TICO BULL – I see the plan to fine employers who hire “empleadas” illegal in the country as just another bungle by the immigration service, one, impossible to put into effect and two, who will clean the homes in Costa Rica?

I admit if my maid looked like Vanessa Hudgens in this photo, it would all be worth it. Don't you agree?
I admit if my maid looked like Vanessa Hudgens in this photo, it would all be worth it. Don’t you agree?

On the first point, the immigration service would have to expand its police service by the thousands to visit every home in the country to check for illegal maids. On my street alone, almost everyone I know has an empleada and are illegal from Nicaragua.

Over the years and many empleadas, only two showing up at my door was a Tica. OK, I admit I always put out the word with the guards, which are all Nicaraguans. Same results on a couple of occasions I used an employment agency, in the hopes of hiring better quality. In the end the same thing.



So, to enforce this, Costa Rica’s immigration service will have to set up a Cuban neighbourhood spy system (communal surveillance network), where neighbours tell on each other. I can’t see any other effective way of policing the situation. Luckily I have good neighbours. I hope they have the same opinion of me.

On the second, everyone I know has an empleada and is Nica. And many of them are recent arrivals.

Is it because the Nicas are better at being maids? No, better workers. Ticas, the couple that I did hire, were just like Bertha on two and a half men.

Besides being just hard to find a Tica to work as a empleada, even more difficult one that likes to work, period.

Don’t get me wrong, I am not against legalization, the problem is that in Tico style, “everything simple, made difficult,” immigration places burdens on both sides of the door.

My own domestica, in the country for almost a decade, has taken advantage of last year’s amnesty. However, almost a year later, is still muddling her way through the process, every other month or with an appointment to immigration, where on each visit she is asked for the next set of paperwork .

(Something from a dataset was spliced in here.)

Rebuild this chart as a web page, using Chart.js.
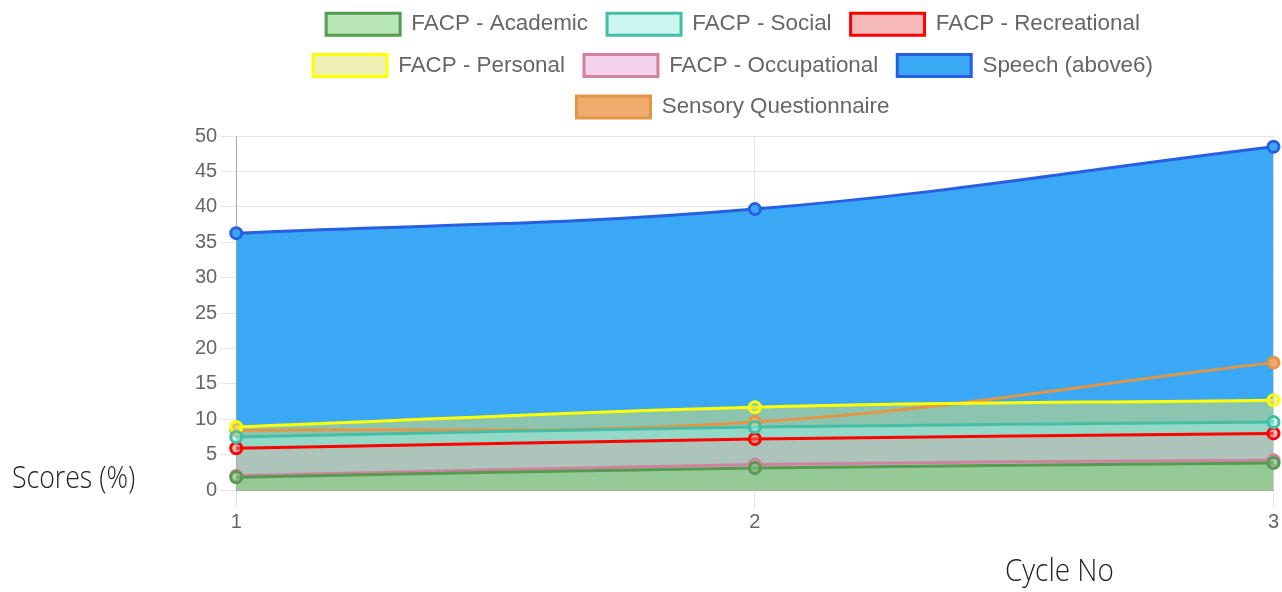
<!DOCTYPE html>
<html>
<head>
<meta charset="utf-8">
<script src="https://cdn.jsdelivr.net/npm/chart.js@4/dist/chart.umd.min.js"></script>
<style>
  html, body { margin: 0; padding: 0; background: #fff; }
  #wrap { position: relative; width: 1282px; height: 592px; overflow: hidden; }
  #chart { position: absolute; left: 0; top: 0; }
  .axis-title {
    position: absolute; font-family: "Open Sans", sans-serif; font-weight: 300;
    font-size: 31px; line-height: 31px; color: #222; white-space: nowrap;
    transform-origin: left top;
  }
  #ytitle { left: 12px; top: 461px; transform: scaleX(0.86); }
  #xtitle { left: 1005px; top: 554px; transform: scaleX(0.9); }
</style>
</head>
<body>
<div id="wrap">
  <canvas id="chart" width="1282" height="592"></canvas>
  <div class="axis-title" id="ytitle">Scores (%)</div>
  <div class="axis-title" id="xtitle">Cycle No</div>
</div>
<script>
// ## data ####################################################################
const cycles       = ['1', '2', '3'];
const academic     = [1.8, 3.1, 3.8];
const social       = [7.5, 8.9, 9.6];
const recreational = [5.9, 7.2, 8.0];
const personal     = [8.9, 11.7, 12.7];
const occupational = [2.0, 3.6, 4.2];
const speech       = [36.3, 39.7, 48.5];
const sensory      = [8.4, 9.6, 18.0];
const yTicks       = [0, 5, 10, 15, 20, 25, 30, 35, 40, 45, 50];

// ## helpers #################################################################
/** one filled line series, same look for all */
function series(label, data, line, fill) {
  return {
    label, data,
    borderColor: line,
    backgroundColor: fill,
    pointBackgroundColor: fill,
    pointBorderColor: line,
    borderWidth: 3,
    pointRadius: 5.5,
    pointBorderWidth: 3,
    tension: 0.4,
    fill: 'origin'
  };
}

const datasets = [
  series('FACP - Academic',      academic,     'rgb(85,155,80)',   'rgba(115,205,115,0.5)'),
  series('FACP - Social',        social,       'rgb(70,190,165)',  'rgba(155,235,225,0.5)'),
  series('FACP - Recreational',  recreational, 'rgb(255,0,0)',     'rgba(235,115,115,0.5)'),
  series('FACP - Personal',      personal,     'rgb(255,255,0)',   'rgba(221,225,105,0.5)'),
  series('FACP - Occupational',  occupational, 'rgb(210,130,160)', 'rgba(231,165,215,0.5)'),
  series('Speech (above6)',      speech,       'rgb(40,95,225)',   'rgb(58,168,245)'),
  series('Sensory Questionnaire',sensory,      'rgb(225,150,70)',  'rgb(240,170,110)')
];

// extra room between legend and plot, legend itself stays put
const legendGap = {
  id: 'legendGap',
  beforeInit(chart) {
    const fit = chart.legend.fit;
    chart.legend.fit = function () { fit.call(this); this.height += 8; };
  }
};

const tickFont = { family: '"Liberation Sans", Arial, sans-serif', size: 20 };

// ## chart ###################################################################
new Chart(document.getElementById('chart').getContext('2d'), {
  type: 'line',
  data: { labels: cycles, datasets },
  plugins: [legendGap],
  options: {
    responsive: false,
    animation: false,
    layout: { padding: { left: 192, right: 8, top: -6, bottom: 56 } },
    plugins: {
      filler: { drawTime: 'beforeDatasetsDraw' },
      tooltip: { enabled: false },
      legend: {
        position: 'top',
        labels: {
          color: '#666',
          font: { family: '"Liberation Sans", Arial, sans-serif', size: 22.4 },
          boxWidth: 74,
          boxHeight: 22,
          padding: 19
        }
      }
    },
    scales: {
      x: {
        offset: false,
        grid: { color: 'rgba(0,0,0,0.1)', tickLength: 18 },
        border: { color: 'rgba(0,0,0,0.25)' },
        ticks: { color: '#666', font: tickFont, padding: 2 }
      },
      y: {
        min: 0, max: 50,
        afterBuildTicks: axis => { axis.ticks = yTicks.map(v => ({ value: v })); },
        grid: { color: 'rgba(0,0,0,0.1)', tickLength: 16 },
        border: { color: 'rgba(0,0,0,0.25)' },
        ticks: { color: '#666', font: tickFont, padding: 3 }
      }
    }
  }
});
</script>
</body>
</html>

Part of the long delays in processing are the costs, that can run over US$200 for the application and then US$98 yearly for the visa. The other the documentation process itself.

Immigration has set our 13 requirements for a maid to get legal, among which, the employer has to provide the maid a bona fide job offer with work hours, duties clearly spelled out, etc., the reason for wanting to hire this person, a guarantee (financial) for her stay in the country during the process and enrollment in the Caja (Social Security). The fine for having an illegal worker in the home is up to ¢2.840.400 colones (US$5.300 at the current exchange rate) or about one year’s salary.

In my case, as I said before, my maid has been with me for years.But can I see myself doing all that and more for someone who is just showing up my door, looking to work for minimum wage and probably won’t last past one pay period?

Don’t think so.

In the end, after all the shit settles, the illegal maid situation in Costa Rica will continue, as it has always been.